Minneapolis adds new recycling option

The new service will be available to single-family homes, duplexes and triplexes across the city by spring 2016.

Elizabeth Smith

Minneapolis residents are signing up to add another recycling bin to their front yards.

As part of a city-initiated push to eliminate waste, Minnesota Solid Waste and Recycling has plans to roll out an organics recycling program in all Minneapolis neighborhoods by spring 2016.

Green organics carts will become available in waves, beginning in August when about 25 percent of Minneapolis customers can opt in to the new service.

Unlike recycling bins that are currently available for things like cardboard and bottles, residents will use the new option to dispose of things like food scraps, hair and used paper products.

There are currently five drop-off compost sites located throughout Minneapolis. One opened in Van Cleve Park in September.

Ricardo McCurley, director of the Southeast Como Improvement Association, said he uses the Van Cleve drop-off center to dispose of his organic compost. He said he signed up for the new pickup service on Jan. 26, the first day it became available, because of its convenience.

“I drive past Van Cleve every day, but compost is smelly and it leaks,” McCurley said. “I don’t want to have that sitting in my car in the summer.”

About 6,400 households in the city have signed up for the new service so far, said Minneapolis Recycling Coordinator Kellie Kish.

“Organics is a whole new ball game,” Kish said. “We are requiring people to sign up because you need to understand what you’re doing to make sure you’re participating
correctly.”

Program organizers would like residents to sign up by May 4 so they can order the right number of bins, she said.

City officials began discussing the new recycling option in June 2013 when the city switched to one-sort recycling, said Ward 2 Councilman Cam Gordon, who represents parts of the University of Minnesota and surrounding areas.

After the switch, space became available on streets and alleys for an organics cart, he said.

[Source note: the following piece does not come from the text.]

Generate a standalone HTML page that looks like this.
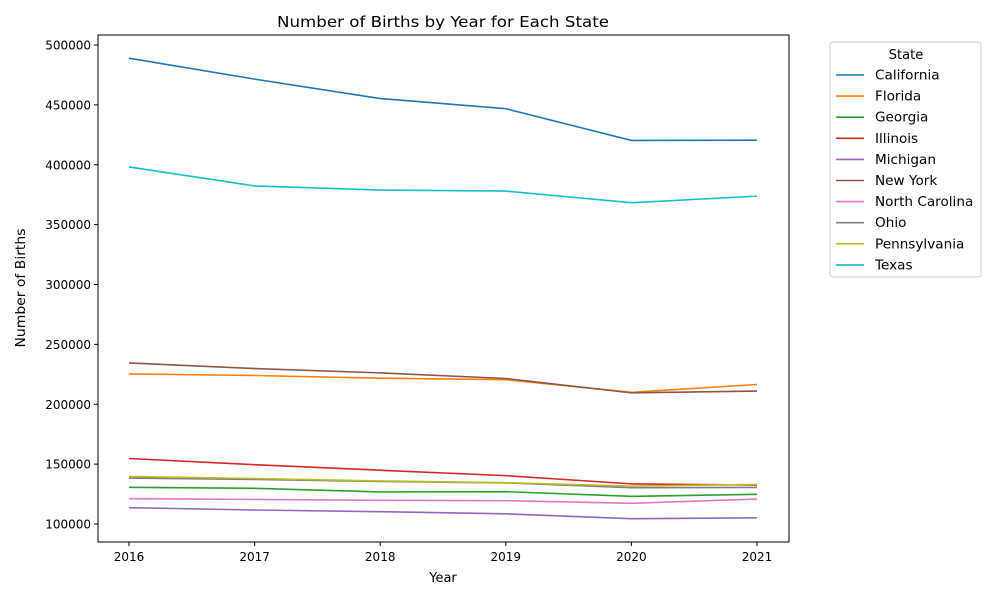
<!DOCTYPE html>
<html><head><meta charset="utf-8"><style>
body{margin:0;background:#fff;font-family:"Liberation Sans","DejaVu Sans",sans-serif;}
svg text{font-family:"DejaVu Sans","Liberation Sans",sans-serif;}
</style></head><body>
<svg id="chart" width="1000" height="600" xmlns="http://www.w3.org/2000/svg">
<rect width="1000" height="600" fill="#fff"/>
<text x="443" y="27" font-size="15" text-anchor="middle" textLength="332" lengthAdjust="spacingAndGlyphs">Number of Births by Year for Each State</text>
<g id="grid"></g>
<g id="lines"></g>
<rect x="98" y="35" width="691" height="507" fill="none" stroke="#000" stroke-width="1"/>
<text x="443" y="582" font-size="13" text-anchor="middle">Year</text>
<text x="25" y="288" font-size="13" text-anchor="middle" transform="rotate(-90 25 288)" textLength="119" lengthAdjust="spacingAndGlyphs">Number of Births</text>
<g id="legend"></g>
</svg>
<script>
const years=[2016,2017,2018,2019,2020,2021];
const states=["California","Florida","Georgia","Illinois","Michigan","New York","North Carolina","Ohio","Pennsylvania","Texas"];
const colors=["#1f77b4","#ff7f0e","#2ca02c","#d62728","#9467bd","#8c564b","#e377c2","#7f7f7f","#bcbd22","#17becf"];
const california=[489000,471500,455300,446800,420300,420500];
const florida=[225300,224000,221800,220500,210000,216500];
const georgia=[130600,129800,126800,127000,123100,124800];
const illinois=[154700,149500,144900,140400,133500,132500];
const michigan=[113600,111700,110300,108500,104400,105200];
const newYork=[234500,229800,226200,221500,209500,211000];
const northCarolina=[121100,120500,119800,119500,117300,120800];
const ohio=[138400,137200,135500,134300,130300,130500];
const pennsylvania=[139700,138000,136000,134500,131700,133000];
const texas=[398200,382300,378900,378000,368300,373800];
const series=[california,florida,georgia,illinois,michigan,newYork,northCarolina,ohio,pennsylvania,texas];
const yTicks=[100000,150000,200000,250000,300000,350000,400000,450000,500000];
const NS="http://www.w3.org/2000/svg";
const xs=y=>129+(y-2016)*125.6;
const ys=v=>524-(v-100000)*479/400000;
function mk(t,a,p){const e=document.createElementNS(NS,t);for(const k in a)e.setAttribute(k,a[k]);p.appendChild(e);return e;}
const grid=document.getElementById('grid');
years.forEach(y=>{
  const g=mk('g',{},grid);
  
  
  mk('line',{x1:xs(y),x2:xs(y),y1:542,y2:546,stroke:'#000'},g);
  const t=mk('text',{x:xs(y),y:561,'font-size':12,'text-anchor':'middle'},g);t.textContent=y;
});
yTicks.forEach(v=>{
  const g=mk('g',{},grid);
  
  
  mk('line',{x1:94,x2:98,y1:ys(v),y2:ys(v),stroke:'#000'},g);
  const t=mk('text',{x:91,y:ys(v)+4.5,'font-size':12,'text-anchor':'end'},g);t.textContent=v;
});
const lines=document.getElementById('lines');
series.forEach((s,i)=>{
  const p=mk('polyline',{points:s.map((v,j)=>xs(years[j])+','+ys(v)).join(' '),fill:'none',stroke:colors[i],'stroke-width':1.6},lines);
  
  
});
const lg=document.getElementById('legend');
mk('rect',{x:830,y:42,width:151,height:235,rx:3,fill:'#fff',stroke:'#ccc'},lg);
const lt=mk('text',{x:906,y:59,'font-size':13,'text-anchor':'middle'},lg);lt.textContent='State';
states.forEach((s,i)=>{
  const g=mk('g',{},lg);
  
  
  const y=75+i*21.1;
  mk('line',{x1:836,x2:864,y1:y,y2:y,stroke:colors[i],'stroke-width':1.6},g);
  const t=mk('text',{x:875,y:y+4.5,'font-size':13.6},g);t.textContent=s;
});
</script>
</body></html>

In January, Minneapolis Solid Waste and Recycling increased the base fee for every Minneapolis resident they serve by $48 a year to pay for the new service, Kish said.

“If everyone is already paying for it, we’re hoping that everyone will at least try and participate,” she said.

The program is available to single-family homes, duplexes and triplexes, Gordon said, but it excludes apartment buildings because they, and other commercial buildings, are excluded from the city’s trash services.

Gordon said he hopes the current drop-off sites stay open for apartment dwellers to use, even after the curbside pickup is in full swing.

SECIA’s environmental intern  Chris Hinze, who’s also a University student, said he plans to promote the drop-off sites on
campus.

“We really haven’t gotten any feedback from the student body,” he said. “We’re hoping that once I start [promotion efforts], we’ll be able to get their feedback.”

Linden Hills was the first Minneapolis neighborhood to launch a pilot of the new service in 2008. Now, about 50 percent of households in that area use organics recycling, said Felicity Britton, executive director of Linden Hills power and light.

She said initially there was resistance from neighborhood residents because they didn’t understand the process, but after people started the program, they realized that composting was a simple extra step.